There’s more to design than throw pillows and color swatches.
While those things are essential and important to give interiors life, they’re also just a small part of a larger picture. Often design is wrapped up in areas of our life and our world that we don’t even consider. It is used to solve problems and provide solutions. That’s the idea behind the concept of “design thinking”—a way of using design to tackle the world’s biggest and most complex issues. It’s an approach at the core of IDEO, the San Francisco-based outfit renowned for taking concepts of design to the next level.
“Design thinking is about taking the methods and mindset of design and applying that to the problems we see around us,” says Sandy Speicher, a partner and managing director of the company. “How might we design better health systems or survive through emergencies? The heart of what IDEO does is to take these skills and mindsets of a designer and work on bigger and bigger questions.”
Speicher says that people are at the heart of design thinking. In order to succeed, the first step is to understand what “motivates them, compels them and inspires them”—a big shift from the traditional way designers tend to work. “People can often forget to get to know the people they’re designing for,” she notes.
Design thinking is a growing trend in the consumer product world, inspired in some ways by Apple. (IDEO designed the first mouse for Apple in 1980). According to Speicher, consumer awareness of the importance and impact of design in their lives has grown steadily—especially in the last 10 years. Today, she says, governments, schools, hospitals and municipalities are starting to catch on. “The times are changing pretty fast, and when the systems you’ve created aren’t working as well, you’re not performing as well, you’re going to have to design a new solution,” she says.
One of Speicher’s favorite examples of this is a project that IDEO worked on called Innova Schools. A Peruvian entrepreneur, Carlos Ruiz Pastor, was struggling with a disconnect between a rapid rise in Peru’s middle class and the failure of the government’s school system to advance and serve that community. The education system was ranked 63 out of 65 on a global survey. “That means—even with all this economic opportunity—if they don’t have the talent or readiness, their country has not fulfilled on its potential. So he decided to create a school system that would help,” she explains.

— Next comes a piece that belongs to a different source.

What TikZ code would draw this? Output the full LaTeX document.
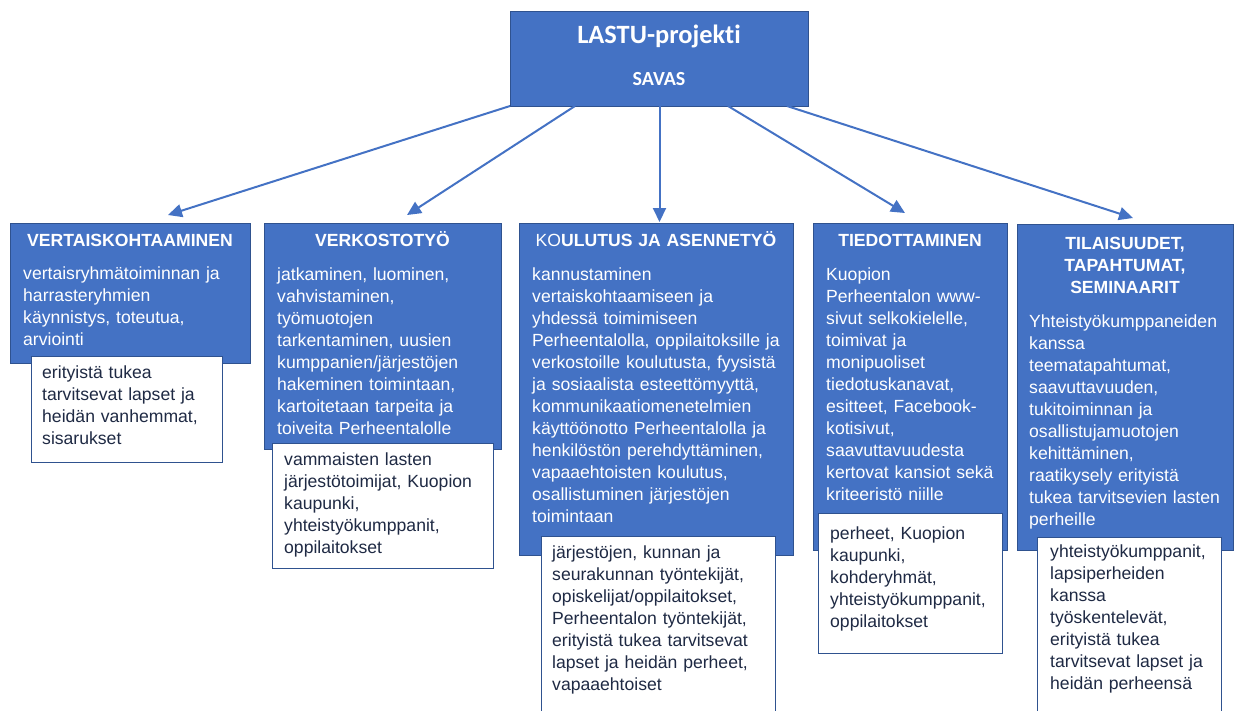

Ruiz Pastor turned to IDEO. He tasked them with designing a new, and affordable, private school system from the ground up. (“When I say, ‘design something’ that’s not just buildings. It’s much deeper than that.”) The school system must be internationally competitive and tuition should cost no more than USD $100 per month. And it had to be scalable: Pastor wanted its model to be capable of expanding across Peru to up to 200 schools.
“We had to go on a journey to design the system,” she says. “I think I lost years on my life working on it. I worried a lot in the process. When your job is to innovate, you don’t know what the answer is when you start.”

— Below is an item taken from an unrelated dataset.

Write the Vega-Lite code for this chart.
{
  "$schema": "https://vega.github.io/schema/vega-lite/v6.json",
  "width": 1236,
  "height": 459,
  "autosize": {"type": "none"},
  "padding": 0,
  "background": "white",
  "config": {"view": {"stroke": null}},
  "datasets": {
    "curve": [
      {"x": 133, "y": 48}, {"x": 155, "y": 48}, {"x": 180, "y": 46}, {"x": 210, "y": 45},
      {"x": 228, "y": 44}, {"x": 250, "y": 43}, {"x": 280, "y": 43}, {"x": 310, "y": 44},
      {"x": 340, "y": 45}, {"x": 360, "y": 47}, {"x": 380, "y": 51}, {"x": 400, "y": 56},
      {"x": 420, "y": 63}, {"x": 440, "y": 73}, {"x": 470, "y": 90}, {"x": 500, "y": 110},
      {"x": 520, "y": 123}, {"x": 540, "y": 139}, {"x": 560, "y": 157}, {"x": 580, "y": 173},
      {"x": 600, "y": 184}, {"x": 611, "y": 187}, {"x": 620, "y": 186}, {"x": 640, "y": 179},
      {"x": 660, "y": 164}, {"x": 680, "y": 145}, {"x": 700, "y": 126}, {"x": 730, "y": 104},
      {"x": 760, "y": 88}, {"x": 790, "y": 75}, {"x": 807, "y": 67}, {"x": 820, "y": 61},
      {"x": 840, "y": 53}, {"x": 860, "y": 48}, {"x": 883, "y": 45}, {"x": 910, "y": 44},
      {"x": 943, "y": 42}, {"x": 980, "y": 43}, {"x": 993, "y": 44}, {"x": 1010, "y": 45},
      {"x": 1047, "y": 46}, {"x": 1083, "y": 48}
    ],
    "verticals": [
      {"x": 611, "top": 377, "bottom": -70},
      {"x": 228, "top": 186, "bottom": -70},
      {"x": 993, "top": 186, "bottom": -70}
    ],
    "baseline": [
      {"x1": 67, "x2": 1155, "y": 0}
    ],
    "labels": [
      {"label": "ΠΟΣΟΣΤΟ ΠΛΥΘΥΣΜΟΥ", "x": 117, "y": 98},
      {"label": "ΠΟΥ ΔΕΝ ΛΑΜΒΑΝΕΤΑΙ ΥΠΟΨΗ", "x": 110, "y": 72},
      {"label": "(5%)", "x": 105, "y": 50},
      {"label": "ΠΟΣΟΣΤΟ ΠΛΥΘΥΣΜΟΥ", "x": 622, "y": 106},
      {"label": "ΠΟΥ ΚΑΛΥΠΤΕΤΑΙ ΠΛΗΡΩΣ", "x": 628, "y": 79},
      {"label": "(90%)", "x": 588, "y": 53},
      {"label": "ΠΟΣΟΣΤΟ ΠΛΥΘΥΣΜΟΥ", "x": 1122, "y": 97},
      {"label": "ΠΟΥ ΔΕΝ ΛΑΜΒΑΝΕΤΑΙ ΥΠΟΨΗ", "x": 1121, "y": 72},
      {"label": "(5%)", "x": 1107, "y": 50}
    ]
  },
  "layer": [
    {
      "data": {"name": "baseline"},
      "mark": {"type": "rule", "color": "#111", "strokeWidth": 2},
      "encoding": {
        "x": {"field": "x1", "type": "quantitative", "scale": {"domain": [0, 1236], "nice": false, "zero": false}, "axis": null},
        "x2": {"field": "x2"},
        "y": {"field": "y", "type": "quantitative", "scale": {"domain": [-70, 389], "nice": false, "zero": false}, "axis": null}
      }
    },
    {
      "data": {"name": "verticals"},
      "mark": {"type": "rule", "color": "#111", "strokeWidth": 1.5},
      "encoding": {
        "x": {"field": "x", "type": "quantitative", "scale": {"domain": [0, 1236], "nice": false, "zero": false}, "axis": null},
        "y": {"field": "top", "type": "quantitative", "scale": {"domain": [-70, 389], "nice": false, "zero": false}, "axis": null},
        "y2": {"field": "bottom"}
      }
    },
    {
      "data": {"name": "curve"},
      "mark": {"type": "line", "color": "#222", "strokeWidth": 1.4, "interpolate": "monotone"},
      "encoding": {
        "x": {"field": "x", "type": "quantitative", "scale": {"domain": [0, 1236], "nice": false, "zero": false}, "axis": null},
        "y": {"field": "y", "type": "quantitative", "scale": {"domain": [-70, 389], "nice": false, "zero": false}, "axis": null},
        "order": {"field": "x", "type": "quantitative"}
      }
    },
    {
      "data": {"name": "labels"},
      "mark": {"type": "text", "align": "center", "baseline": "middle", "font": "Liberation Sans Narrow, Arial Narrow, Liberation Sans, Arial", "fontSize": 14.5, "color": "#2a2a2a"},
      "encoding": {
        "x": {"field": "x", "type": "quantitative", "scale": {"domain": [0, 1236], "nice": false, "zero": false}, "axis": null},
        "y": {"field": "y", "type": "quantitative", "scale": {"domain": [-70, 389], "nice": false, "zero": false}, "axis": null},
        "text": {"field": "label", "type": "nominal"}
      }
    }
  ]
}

Speicher and the IDEO team spent a month in Peru speaking with teachers, students, parents and everyone who would eventually be involved with the school system. Among other discoveries, they learned that teachers had graduated from the same faulty school system they were now leading. For the new schools to be successful, she observes, the IDEO team designed a “blended learning model.” First, they hired 55 teachers (Peruvian and American) to develop 18,000 lesson plans. Then they told the local teachers to keep 70 percent of the plans and change 30 percent to tailor to students’ needs.
The ability to upgrade, adjust and perfect their learning plans has helped the teachers “learn as they grow.” The schools are on their fifth round of lesson plans now. And the program has grown to 41 schools serving 31,000 kids. It’s been such a hit that other countries are showing interest. Speicher says they’re even beginning to look at scaling it into Mexico.

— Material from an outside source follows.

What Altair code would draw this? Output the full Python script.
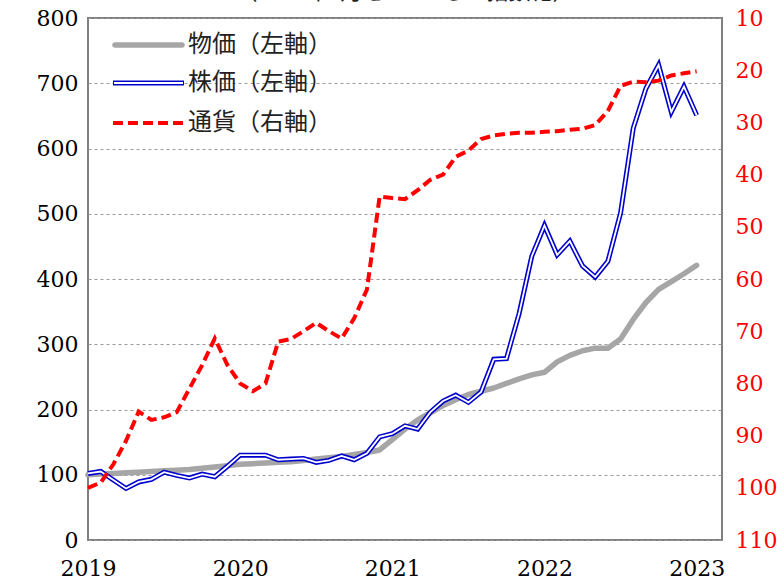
import altair as alt
import pandas as pd

# month index from 2019-01 (0) to 2023-01 (48)
months = list(range(49))
year_ticks = [0, 12, 24, 36, 48]

price = [100, 101, 102, 103, 104, 105, 106, 107, 108, 110, 112, 114, 116, 117, 118, 119,
         120, 122, 124, 126, 128, 131, 134, 138, 154, 170, 184, 195, 206, 215, 223, 228,
         233, 240, 247, 253, 257, 273, 283, 290, 294, 294, 308, 338, 364, 384, 396, 408, 421]

stock = [102, 105, 92, 79, 89, 93, 104, 99, 95, 101, 97, 113, 130, 130, 130, 123,
         124, 125, 119, 122, 129, 123, 133, 158, 163, 175, 170, 196, 213, 222, 211, 227,
         277, 278, 347, 435, 482, 437, 458, 420, 403, 427, 501, 631, 692, 728, 656, 695, 651]

currency = [100, 99, 95.5, 91, 85.4, 87, 86.5, 85.5, 81, 76.5, 71.4, 76.5, 80, 81.5, 80, 72,
            71.5, 70, 68.4, 70, 71.4, 67.5, 62, 44.2, 44.5, 44.7, 43, 41, 40, 36.6, 35.4, 33.2,
            32.5, 32.2, 32, 32, 31.8, 31.7, 31.4, 31.2, 30.5, 27.8, 23, 22.2, 22.3, 22, 21, 20.6, 20.2]

legend_labels = ["物価（左軸）", "株価（左軸）", "通貨（右軸）"]
subtitle = "（2019年1月を100として指数化）"

serif = "DejaVu Serif"
cjk = "Noto Sans CJK JP"

x_enc = alt.X("m:Q",
              scale=alt.Scale(domain=[0, 50], nice=False, zero=False),
              axis=alt.Axis(values=year_ticks, labelExpr="toString(2019 + datum.value / 12)",
                            title=None, grid=False, ticks=False, domain=False,
                            labelFont=serif, labelFontSize=22, labelColor="black",
                            labelPadding=18, labelFlush=False, labelOverlap=False))

yl_enc = alt.Y("v:Q",
               scale=alt.Scale(domain=[0, 800], nice=False, zero=True),
               axis=alt.Axis(values=list(range(0, 801, 100)), title=None, grid=True,
                             gridColor="#9a9a9a", gridDash=[3, 3], gridWidth=1,
                             ticks=False, domain=False, labelFont=serif, labelFontSize=22,
                             labelColor="black", labelPadding=10, labelFlush=False,
                             labelOverlap=False))

yr_enc = alt.Y("v:Q",
               scale=alt.Scale(domain=[10, 110], reverse=True, nice=False, zero=False),
               axis=alt.Axis(orient="right", values=list(range(10, 111, 10)), title=None,
                             grid=False, ticks=False, domain=False, labelFont=serif,
                             labelFontSize=22, labelColor="#ff0000", labelPadding=13,
                             labelFlush=False, labelOverlap=False))

df_price = pd.DataFrame({"m": months, "v": price})
df_stock = pd.DataFrame({"m": months, "v": stock})
df_cur = pd.DataFrame({"m": months, "v": currency})
one = pd.DataFrame({"a": [0]})

grey = alt.Chart(df_price).mark_line(color="#a6a6a6", strokeWidth=5.5, strokeCap="round",
                                     strokeJoin="round").encode(x=x_enc, y=yl_enc)
blue = alt.Chart(df_stock).mark_line(color="#0000cd", strokeWidth=5).encode(x=x_enc, y=yl_enc)
white = alt.Chart(df_stock).mark_line(color="white", strokeWidth=1.8).encode(x=x_enc, y=yl_enc)

# legend
leg_y = [27, 65, 105]
lg_grey = alt.Chart(one).mark_rule(color="#a6a6a6", strokeWidth=5.5, strokeCap="round").encode(
    x=alt.value(27), x2=alt.value(94), y=alt.value(leg_y[0]))
lg_blue = alt.Chart(one).mark_rule(color="#0000cd", strokeWidth=5).encode(
    x=alt.value(25), x2=alt.value(96), y=alt.value(leg_y[1]))
lg_white = alt.Chart(one).mark_rule(color="white", strokeWidth=1.8).encode(
    x=alt.value(26), x2=alt.value(95), y=alt.value(leg_y[1]))
lg_red = alt.Chart(one).mark_rule(color="#ff0000", strokeWidth=4, strokeDash=[10, 5]).encode(
    x=alt.value(25), x2=alt.value(96), y=alt.value(leg_y[2]))
lg_texts = [
    alt.Chart(one).mark_text(align="left", baseline="middle", font=cjk, fontSize=24,
                             color="#222222").encode(
        x=alt.value(100), y=alt.value(leg_y[i]), text=alt.value(legend_labels[i]))
    for i in range(3)
]
title_txt = alt.Chart(one).mark_text(align="center", baseline="bottom", font=cjk, fontSize=22,
                                     color="#222222").encode(
    x=alt.value(317), y=alt.value(-14), text=alt.value(subtitle))

left = alt.layer(grey, blue, white, lg_grey, lg_blue, lg_white, lg_red, *lg_texts, title_txt)
red = alt.Chart(df_cur).mark_line(color="#ff0000", strokeWidth=4, strokeDash=[10, 5]).encode(
    x=x_enc, y=yr_enc)

chart = alt.layer(left, red).resolve_scale(y="independent").properties(
    width=634, height=522, autosize="none",
    padding={"left": 88, "top": 18, "right": 62, "bottom": 41},
    background="white",
).configure_view(stroke="#808080", strokeWidth=2)

chart.save("out.html", embed_options={"renderer": "svg", "actions": False})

I think I lost years on my life working on it. I worried a lot in the process. When your job is to innovate, you don’t know what the answer is when you start. Sandy Speicher
And it’s not just schools that can benefit from design thinking. IDEO has numerous projects that utilize these techniques. Currently, Speicher is working on a new project with Justice System Partners, a group that works to improve quality of life for people in the prison system in California. Speicher can’t say much yet, since the effort is in its infancy, but she reveals that it will use a recent research finding that young people’s brains don’t stop developing until they are 25—as opposed to the traditional expectation that adulthood starts at 18—to rethink programs for young men in prison.
“What do these men need as they transition back into society, and how might we redesign prisons before, during and after in order to help them in their development?” she asks.
Just as with the Innova Schools, they’re going into the problem with a lot of questions. “We have to have a path to follow and come to the answers,” she declares. The knowledge will come by design.